I don't think you can read pages with file_get_contents those are for files you can access locally. However you could use curl. Something like this.
$url = "www.example.com"
$ch = curl_init();
curl_setopt($ch, CURLOPT_URL, $url);
curl_setopt($ch, CURLOPT_RETURNTRANSFER,1);
$html=curl_exec($ch);
echo($html);

rocknbil

6:17 pm on Sep 1, 2009 (gmt 0)

WebmasterWorld Senior Member 10+ Year Member



It appears from the file_get_contents() documentation you can indeed get a remote file, but I agree, curl would be a better option. It's better because you can post data to a location, as if you'd gone to the site and submitted the form manually, then slurp up the results.

However, the 403 error you are getting may be unavoidable and it may still be there using curl. For those unaware, 403 is forbidden [w3.org], and they *probably* have tools in place to stop you from scraping results unless you are actually on the site.

Essentially, whether you know it or not, you are stealing content from another site, and we all know where that leads . . .

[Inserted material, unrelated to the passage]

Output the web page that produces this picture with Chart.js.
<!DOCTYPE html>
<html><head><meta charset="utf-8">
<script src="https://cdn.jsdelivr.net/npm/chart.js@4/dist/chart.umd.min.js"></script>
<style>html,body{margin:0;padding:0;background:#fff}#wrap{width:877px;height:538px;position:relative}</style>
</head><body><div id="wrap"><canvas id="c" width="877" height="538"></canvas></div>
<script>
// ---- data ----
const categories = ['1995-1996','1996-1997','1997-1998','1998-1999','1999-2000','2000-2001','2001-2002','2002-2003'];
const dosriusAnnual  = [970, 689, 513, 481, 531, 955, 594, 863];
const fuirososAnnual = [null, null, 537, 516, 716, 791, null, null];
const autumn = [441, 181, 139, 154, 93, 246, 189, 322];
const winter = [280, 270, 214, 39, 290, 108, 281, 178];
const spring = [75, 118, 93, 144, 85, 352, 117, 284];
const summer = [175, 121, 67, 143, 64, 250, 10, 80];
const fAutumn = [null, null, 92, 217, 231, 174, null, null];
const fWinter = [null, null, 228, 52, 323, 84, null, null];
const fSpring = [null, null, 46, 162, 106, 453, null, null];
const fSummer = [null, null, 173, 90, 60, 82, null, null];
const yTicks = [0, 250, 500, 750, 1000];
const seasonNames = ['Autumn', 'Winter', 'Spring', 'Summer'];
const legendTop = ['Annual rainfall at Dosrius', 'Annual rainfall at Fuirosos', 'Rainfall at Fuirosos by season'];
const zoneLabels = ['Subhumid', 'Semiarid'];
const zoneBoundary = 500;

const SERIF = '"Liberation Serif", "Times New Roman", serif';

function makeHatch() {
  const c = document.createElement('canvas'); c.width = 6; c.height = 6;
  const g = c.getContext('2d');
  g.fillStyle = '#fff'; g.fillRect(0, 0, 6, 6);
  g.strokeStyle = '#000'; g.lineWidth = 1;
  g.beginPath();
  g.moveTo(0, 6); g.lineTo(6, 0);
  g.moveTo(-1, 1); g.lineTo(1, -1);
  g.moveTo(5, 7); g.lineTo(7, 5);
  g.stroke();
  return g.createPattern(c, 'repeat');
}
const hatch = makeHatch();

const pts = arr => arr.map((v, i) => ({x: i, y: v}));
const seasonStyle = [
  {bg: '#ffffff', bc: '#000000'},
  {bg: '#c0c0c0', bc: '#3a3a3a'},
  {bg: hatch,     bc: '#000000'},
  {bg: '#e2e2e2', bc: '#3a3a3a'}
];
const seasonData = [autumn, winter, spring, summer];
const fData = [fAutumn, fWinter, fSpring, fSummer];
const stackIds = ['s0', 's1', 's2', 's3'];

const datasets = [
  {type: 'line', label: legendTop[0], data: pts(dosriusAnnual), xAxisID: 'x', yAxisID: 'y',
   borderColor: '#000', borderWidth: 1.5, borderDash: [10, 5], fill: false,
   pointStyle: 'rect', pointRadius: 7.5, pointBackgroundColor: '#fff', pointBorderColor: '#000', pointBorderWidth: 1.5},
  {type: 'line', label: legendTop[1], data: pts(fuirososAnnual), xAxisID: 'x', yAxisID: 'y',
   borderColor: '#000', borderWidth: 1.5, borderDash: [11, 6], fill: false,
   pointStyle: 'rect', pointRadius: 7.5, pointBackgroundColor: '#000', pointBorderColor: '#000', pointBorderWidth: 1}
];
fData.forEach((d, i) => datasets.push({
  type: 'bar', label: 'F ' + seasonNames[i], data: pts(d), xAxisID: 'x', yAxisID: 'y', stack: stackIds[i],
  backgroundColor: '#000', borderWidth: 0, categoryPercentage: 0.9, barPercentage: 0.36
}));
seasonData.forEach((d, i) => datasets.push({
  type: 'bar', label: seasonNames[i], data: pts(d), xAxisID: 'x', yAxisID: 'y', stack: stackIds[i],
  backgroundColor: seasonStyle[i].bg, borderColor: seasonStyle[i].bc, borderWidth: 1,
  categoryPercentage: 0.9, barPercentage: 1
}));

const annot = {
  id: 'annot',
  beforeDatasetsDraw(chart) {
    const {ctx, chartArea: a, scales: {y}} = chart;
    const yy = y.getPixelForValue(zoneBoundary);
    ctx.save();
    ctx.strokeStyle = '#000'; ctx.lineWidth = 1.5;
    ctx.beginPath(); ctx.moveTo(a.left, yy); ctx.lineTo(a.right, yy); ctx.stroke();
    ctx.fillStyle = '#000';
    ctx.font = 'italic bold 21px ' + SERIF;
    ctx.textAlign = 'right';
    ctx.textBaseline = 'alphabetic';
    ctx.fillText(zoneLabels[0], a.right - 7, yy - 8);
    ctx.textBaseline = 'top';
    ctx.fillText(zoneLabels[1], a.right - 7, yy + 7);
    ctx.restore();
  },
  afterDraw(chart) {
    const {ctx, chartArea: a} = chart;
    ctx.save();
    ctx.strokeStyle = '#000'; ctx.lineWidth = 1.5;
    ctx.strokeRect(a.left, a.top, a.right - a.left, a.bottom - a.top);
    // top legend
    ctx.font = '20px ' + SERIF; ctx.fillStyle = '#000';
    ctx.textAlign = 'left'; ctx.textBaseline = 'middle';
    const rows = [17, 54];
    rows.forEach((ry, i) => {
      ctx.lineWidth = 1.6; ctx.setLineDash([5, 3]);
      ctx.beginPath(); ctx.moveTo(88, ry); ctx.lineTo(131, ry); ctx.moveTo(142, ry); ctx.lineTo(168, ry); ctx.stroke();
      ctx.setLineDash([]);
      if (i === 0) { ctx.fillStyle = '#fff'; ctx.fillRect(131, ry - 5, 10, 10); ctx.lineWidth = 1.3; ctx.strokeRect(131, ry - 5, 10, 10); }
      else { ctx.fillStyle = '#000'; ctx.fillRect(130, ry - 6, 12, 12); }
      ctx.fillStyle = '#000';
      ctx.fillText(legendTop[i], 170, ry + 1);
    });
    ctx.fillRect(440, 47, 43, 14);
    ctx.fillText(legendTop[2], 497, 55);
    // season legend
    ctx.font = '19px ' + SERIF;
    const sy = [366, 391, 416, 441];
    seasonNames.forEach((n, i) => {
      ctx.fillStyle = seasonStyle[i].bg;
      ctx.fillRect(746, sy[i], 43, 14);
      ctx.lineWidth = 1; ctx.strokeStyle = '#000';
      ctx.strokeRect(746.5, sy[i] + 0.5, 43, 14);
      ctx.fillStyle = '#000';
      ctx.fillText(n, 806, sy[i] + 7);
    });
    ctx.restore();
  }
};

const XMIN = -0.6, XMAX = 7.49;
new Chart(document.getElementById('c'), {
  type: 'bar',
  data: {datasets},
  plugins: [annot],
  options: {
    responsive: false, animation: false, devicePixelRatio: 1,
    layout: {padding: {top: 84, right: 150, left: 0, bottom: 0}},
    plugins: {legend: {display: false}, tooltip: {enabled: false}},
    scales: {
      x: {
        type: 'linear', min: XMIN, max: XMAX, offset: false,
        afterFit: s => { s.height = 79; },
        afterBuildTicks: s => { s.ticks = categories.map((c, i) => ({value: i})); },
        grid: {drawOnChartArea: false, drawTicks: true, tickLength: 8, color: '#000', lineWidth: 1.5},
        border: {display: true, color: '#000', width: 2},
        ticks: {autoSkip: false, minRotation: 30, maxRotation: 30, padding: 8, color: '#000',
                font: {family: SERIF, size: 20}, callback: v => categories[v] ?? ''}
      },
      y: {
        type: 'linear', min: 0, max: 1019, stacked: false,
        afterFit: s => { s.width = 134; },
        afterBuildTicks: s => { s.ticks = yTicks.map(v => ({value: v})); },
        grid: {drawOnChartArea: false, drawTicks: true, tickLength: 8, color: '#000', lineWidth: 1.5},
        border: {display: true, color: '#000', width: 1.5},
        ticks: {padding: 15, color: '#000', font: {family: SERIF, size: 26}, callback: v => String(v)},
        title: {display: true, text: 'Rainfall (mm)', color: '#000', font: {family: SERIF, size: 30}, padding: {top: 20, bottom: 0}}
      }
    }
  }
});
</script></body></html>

If this turns out to be the case, just link to the site: "Translate this page" and you're done.

StoutFiles

6:22 pm on Sep 1, 2009 (gmt 0)

WebmasterWorld Senior Member 10+ Year Member



I figured out how to use file_get_contents() to get the scrape of a translation; however, for babelfish there is a catch. If they see that example.com is trying to scrape the translation for any pages on example.com, they will redirect to the frames page.

londrum

6:28 pm on Sep 1, 2009 (gmt 0)

WebmasterWorld Senior Member 10+ Year Member Top Contributors Of The Month



just do it locally, and run the file through your home computer rather than through your website.